O que me leva a referência (obrigada mamãe Boscov) do título desse texto. Assisti a um filme com Nicole Kidman e Zac Efron faz uns meses. Precisei de uns 40 minutos para me acostumar com as caras totalmente paralisadas dos dois atores. Parece que os dois estavam usando máscaras. Eu desanimo de ver certas produções audiovisuais porque tá todo mundo virando boneco de cera.
Claro que há cirurgia plástica desde o início do cinema — e naquela época os procedimentos eram muito mais inseguros. Ainda assim, eu vi as divas da Era de Ouro com rugas e linhas de expressão. Com o seio caído, com quilos a mais. Um dentinho imperfeito. Era um padrão, mas parecia um pouco mais saudável para todos os envolvidos (ou talvez eu só esteja sendo nostálgica).

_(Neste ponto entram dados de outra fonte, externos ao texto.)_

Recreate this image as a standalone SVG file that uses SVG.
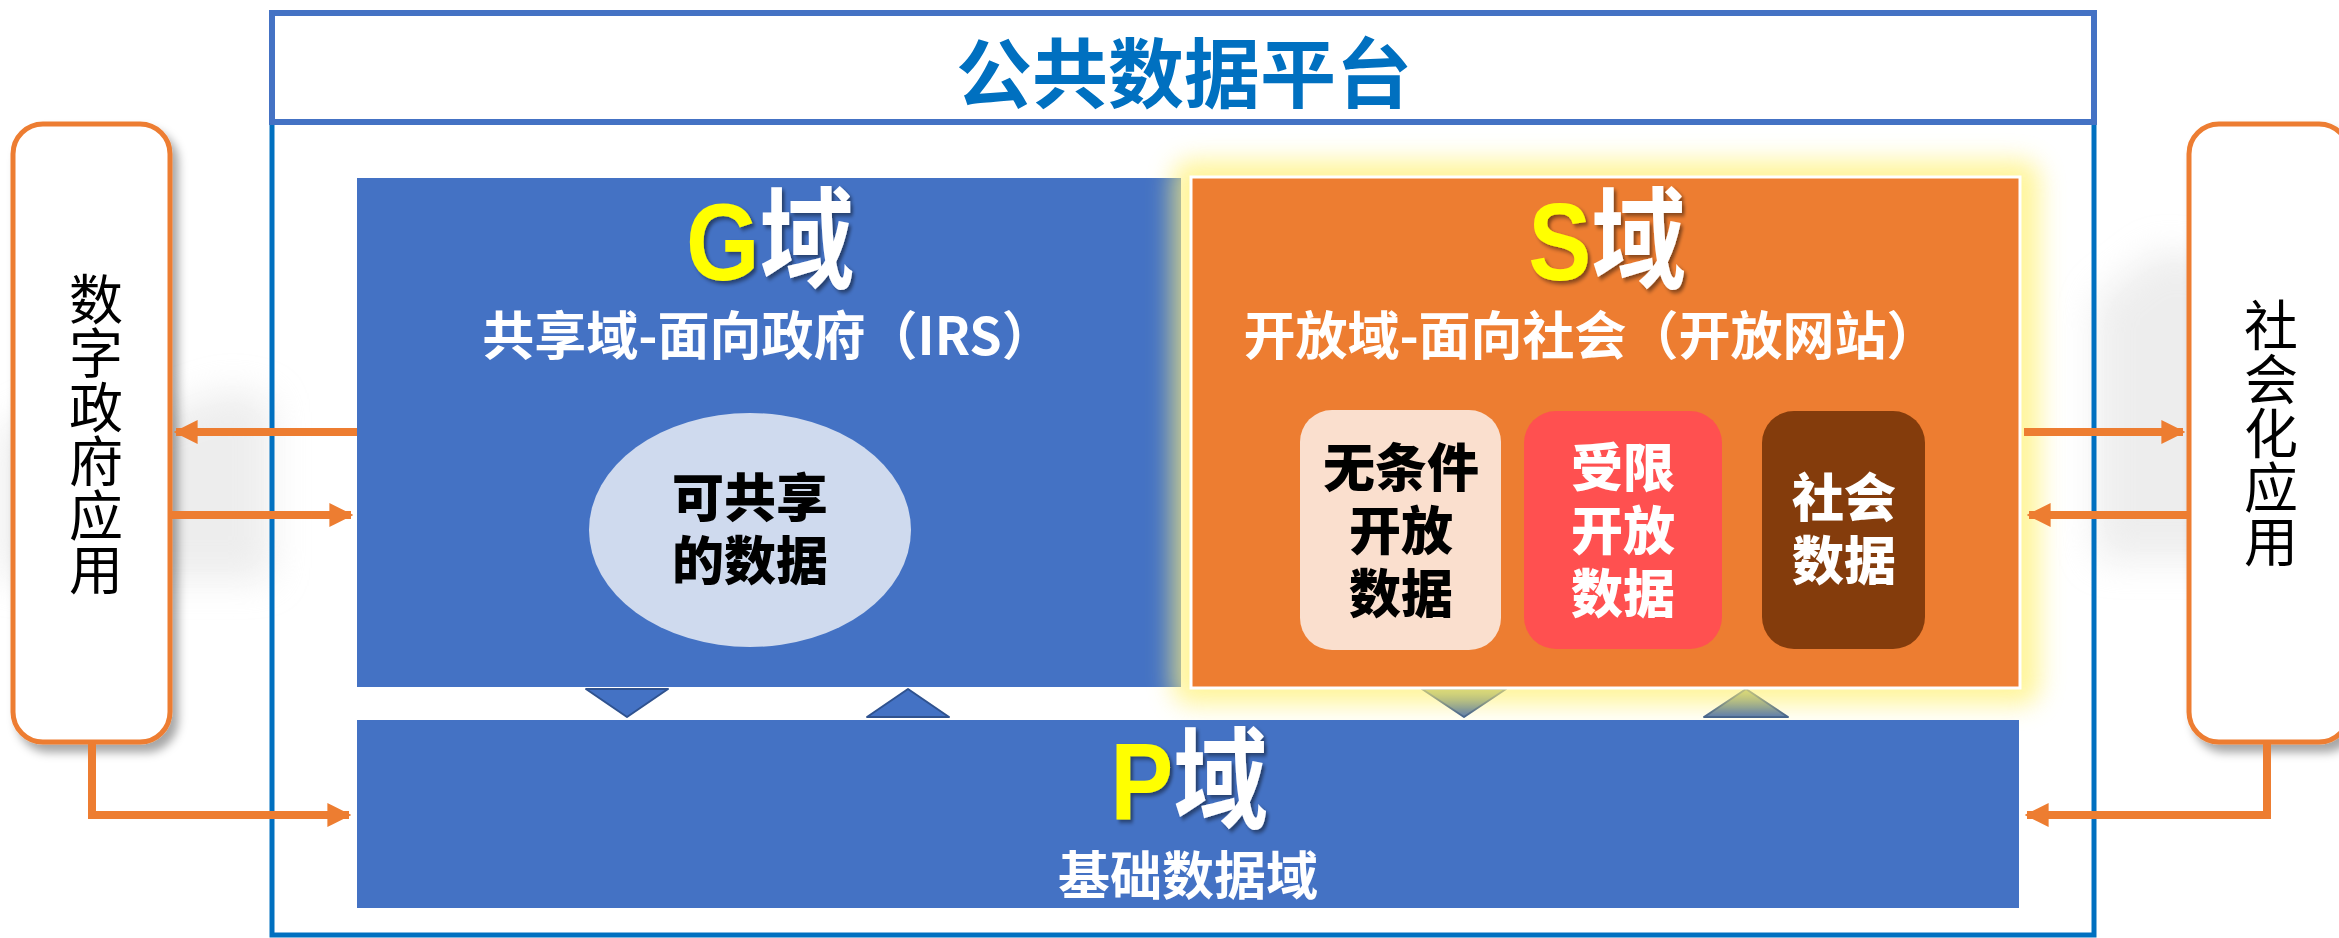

Queria muito, muito mesmo, ver as atrizes que admiro envelhecendo sem tanta pressão. É muito triste ver profissionais que DEPENDEM das suas expressões faciais para desempenhar bem sua função PRECISAREM fazer procedimentos cada vez mais invasivos e paralisantes. É horrível. E o ciclo continua, porque a roda do capitalismo não pode parar, né.

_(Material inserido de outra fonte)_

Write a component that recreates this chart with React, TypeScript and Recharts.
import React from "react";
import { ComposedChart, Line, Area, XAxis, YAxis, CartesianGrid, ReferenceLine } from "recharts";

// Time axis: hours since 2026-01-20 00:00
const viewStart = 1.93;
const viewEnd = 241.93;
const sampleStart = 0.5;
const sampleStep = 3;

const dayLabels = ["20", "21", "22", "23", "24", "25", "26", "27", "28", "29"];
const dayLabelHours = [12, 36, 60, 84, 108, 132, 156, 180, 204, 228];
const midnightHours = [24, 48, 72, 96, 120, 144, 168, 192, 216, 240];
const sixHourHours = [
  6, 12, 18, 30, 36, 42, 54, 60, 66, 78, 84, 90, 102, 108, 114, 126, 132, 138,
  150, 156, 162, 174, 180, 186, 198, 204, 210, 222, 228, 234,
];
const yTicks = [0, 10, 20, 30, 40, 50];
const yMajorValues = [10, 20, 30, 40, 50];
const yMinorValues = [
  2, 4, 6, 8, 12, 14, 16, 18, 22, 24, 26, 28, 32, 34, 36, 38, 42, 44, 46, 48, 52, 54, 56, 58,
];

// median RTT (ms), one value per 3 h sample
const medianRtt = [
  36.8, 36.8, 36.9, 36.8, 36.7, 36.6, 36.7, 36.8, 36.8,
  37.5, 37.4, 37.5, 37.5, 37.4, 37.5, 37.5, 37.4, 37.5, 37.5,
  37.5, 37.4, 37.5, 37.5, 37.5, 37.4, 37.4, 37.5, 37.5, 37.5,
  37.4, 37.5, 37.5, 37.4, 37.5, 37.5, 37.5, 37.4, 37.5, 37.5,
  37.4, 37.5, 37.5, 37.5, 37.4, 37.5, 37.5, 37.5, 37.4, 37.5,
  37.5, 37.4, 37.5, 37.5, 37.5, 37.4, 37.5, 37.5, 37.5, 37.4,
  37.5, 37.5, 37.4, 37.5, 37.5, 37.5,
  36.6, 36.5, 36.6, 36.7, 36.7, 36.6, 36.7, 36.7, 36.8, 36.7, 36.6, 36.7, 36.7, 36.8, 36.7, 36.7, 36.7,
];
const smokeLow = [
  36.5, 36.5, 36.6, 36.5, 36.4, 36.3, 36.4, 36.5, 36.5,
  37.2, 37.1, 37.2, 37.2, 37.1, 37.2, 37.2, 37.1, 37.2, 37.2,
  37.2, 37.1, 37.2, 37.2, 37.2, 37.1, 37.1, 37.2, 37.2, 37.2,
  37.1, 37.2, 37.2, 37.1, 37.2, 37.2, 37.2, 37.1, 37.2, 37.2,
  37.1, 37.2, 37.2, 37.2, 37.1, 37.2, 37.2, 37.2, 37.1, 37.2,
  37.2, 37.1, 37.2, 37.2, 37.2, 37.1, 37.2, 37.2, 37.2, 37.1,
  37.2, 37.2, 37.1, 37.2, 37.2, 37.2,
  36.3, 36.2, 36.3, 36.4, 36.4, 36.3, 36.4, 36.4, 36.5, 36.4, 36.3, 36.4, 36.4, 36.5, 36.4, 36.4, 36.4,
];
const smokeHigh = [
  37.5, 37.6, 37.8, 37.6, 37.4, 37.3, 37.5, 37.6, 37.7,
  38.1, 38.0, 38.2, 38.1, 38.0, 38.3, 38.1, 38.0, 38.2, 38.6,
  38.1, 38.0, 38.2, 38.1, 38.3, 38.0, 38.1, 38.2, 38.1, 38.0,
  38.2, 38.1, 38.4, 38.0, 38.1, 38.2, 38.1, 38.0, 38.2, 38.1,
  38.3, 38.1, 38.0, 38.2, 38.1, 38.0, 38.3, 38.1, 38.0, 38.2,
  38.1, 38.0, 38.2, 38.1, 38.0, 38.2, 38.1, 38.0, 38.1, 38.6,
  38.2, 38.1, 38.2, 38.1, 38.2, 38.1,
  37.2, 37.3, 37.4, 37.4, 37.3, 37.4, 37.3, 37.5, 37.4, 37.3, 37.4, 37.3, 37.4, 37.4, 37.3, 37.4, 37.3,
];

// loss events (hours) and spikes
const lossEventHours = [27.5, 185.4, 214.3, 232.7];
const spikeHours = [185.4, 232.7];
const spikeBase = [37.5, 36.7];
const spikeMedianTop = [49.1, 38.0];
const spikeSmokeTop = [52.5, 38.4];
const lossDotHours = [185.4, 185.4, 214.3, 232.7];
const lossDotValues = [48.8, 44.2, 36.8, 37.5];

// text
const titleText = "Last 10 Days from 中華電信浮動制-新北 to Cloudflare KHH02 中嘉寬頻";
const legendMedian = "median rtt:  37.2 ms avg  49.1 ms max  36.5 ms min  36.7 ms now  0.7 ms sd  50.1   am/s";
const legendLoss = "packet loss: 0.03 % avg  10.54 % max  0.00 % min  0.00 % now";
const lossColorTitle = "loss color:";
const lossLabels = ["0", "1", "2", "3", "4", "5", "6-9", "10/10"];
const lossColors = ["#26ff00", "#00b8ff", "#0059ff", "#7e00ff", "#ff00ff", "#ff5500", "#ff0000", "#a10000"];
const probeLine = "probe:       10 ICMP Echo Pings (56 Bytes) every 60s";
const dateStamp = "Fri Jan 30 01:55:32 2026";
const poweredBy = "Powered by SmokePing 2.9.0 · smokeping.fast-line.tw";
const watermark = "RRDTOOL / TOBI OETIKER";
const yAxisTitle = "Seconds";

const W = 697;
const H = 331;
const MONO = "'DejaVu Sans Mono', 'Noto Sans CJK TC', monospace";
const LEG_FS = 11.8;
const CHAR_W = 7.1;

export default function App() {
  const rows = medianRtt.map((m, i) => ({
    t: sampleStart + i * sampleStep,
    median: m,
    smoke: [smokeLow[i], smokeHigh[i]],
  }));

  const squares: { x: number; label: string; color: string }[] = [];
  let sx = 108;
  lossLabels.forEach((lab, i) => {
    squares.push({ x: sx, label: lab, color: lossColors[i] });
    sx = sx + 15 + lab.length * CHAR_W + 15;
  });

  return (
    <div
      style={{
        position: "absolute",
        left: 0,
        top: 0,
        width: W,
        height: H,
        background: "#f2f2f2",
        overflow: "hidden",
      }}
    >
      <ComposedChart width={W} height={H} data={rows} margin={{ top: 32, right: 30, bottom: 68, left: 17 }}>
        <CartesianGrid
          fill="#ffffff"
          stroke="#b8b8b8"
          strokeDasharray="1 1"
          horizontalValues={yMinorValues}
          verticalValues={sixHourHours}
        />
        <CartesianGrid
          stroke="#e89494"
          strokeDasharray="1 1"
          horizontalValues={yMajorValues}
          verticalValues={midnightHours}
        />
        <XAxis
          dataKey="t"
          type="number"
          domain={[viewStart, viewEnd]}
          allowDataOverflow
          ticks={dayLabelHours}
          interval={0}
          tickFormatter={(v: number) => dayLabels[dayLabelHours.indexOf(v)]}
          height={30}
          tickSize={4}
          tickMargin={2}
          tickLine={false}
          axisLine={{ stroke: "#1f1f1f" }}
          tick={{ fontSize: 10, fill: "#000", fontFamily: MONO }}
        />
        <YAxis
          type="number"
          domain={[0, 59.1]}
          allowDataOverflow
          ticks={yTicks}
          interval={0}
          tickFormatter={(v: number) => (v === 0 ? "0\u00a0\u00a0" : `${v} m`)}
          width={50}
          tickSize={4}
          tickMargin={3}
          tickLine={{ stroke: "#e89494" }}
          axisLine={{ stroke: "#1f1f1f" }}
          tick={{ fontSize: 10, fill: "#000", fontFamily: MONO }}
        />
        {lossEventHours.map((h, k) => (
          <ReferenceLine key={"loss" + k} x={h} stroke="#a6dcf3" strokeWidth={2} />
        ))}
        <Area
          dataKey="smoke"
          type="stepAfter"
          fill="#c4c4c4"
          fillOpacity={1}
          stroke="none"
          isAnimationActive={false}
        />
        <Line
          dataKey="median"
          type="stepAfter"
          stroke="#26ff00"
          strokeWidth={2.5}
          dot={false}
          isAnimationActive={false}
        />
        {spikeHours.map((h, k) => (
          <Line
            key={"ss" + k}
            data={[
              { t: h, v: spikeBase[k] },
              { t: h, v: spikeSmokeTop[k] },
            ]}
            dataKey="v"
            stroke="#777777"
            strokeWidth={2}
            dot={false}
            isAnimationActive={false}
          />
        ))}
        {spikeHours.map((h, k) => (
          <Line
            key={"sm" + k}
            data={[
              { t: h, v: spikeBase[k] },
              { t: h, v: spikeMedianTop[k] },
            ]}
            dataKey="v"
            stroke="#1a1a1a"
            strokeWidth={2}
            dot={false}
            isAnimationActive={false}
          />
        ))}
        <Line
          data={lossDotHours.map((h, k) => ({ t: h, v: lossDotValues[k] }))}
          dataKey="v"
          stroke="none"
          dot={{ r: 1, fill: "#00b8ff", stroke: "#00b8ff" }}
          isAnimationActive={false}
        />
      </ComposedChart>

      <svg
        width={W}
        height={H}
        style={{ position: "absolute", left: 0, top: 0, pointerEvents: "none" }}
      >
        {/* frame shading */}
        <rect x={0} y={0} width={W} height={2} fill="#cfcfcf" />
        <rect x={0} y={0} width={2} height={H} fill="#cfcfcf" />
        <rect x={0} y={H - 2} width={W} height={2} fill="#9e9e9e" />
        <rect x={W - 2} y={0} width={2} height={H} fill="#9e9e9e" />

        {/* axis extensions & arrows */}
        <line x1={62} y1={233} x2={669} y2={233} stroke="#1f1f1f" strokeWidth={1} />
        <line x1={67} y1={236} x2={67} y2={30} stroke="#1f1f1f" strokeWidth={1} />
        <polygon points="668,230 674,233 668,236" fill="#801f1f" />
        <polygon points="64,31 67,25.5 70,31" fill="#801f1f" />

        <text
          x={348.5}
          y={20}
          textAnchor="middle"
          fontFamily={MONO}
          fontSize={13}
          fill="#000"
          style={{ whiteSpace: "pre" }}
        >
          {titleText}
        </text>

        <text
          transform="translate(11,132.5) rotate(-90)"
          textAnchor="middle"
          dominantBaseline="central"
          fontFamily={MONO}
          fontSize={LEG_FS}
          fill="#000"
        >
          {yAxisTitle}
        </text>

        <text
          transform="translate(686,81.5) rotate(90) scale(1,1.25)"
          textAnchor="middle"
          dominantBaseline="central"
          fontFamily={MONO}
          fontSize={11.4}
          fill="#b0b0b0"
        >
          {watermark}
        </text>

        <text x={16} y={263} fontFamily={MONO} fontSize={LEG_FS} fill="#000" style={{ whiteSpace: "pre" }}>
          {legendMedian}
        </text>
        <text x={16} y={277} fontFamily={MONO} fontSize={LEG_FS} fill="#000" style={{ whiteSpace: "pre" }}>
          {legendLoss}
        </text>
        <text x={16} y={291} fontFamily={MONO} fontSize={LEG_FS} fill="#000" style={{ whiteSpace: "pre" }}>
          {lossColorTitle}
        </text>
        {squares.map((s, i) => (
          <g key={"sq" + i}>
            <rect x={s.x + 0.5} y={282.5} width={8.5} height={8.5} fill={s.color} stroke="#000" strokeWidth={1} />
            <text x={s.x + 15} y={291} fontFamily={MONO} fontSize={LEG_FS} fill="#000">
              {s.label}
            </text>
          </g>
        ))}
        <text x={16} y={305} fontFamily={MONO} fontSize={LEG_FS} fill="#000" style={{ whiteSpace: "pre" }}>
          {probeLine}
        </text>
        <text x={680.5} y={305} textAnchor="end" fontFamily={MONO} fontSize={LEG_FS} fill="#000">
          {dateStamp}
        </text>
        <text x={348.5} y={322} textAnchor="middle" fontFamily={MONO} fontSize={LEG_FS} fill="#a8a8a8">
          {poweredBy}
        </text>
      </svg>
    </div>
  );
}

Enfim, esse texto não chega a nenhuma solução porque a solução é acabar com os padrões misóginos e racistas da nossa sociedade e um texto, infelizmente, ainda não é capaz de fazê-lo. Sigo aqui tentando evitar as noias de passar creme antirruga.
Sempre sonhei em ser uma velha grisalha cacheada e sei que só vou conseguir alcançar esse sonho resistindo a todas essas pressões. Assim como resisti na adolescência quando todo mundo sugeria explicita ou implicitamente que meu cabelo era horroroso e eu seria bonita se alisasse. Um amigo queria até me dar uma progressiva de presente, eu retruquei perguntando se ele me dava os 300 reais para eu pagar as contas de telefone atrasadas lá de casa.
É claro, ele não me deu os 300 reais e eu também não alisei o cabelo. O que foi uma sábia decisão da Isis de 15 anos porque vocês não tem noção do tamanho do meu cabeção — e isso é graças aos cachos que o preenche.
Voltamos a qualquer momento com mais reflexões, pitacos & gritaria.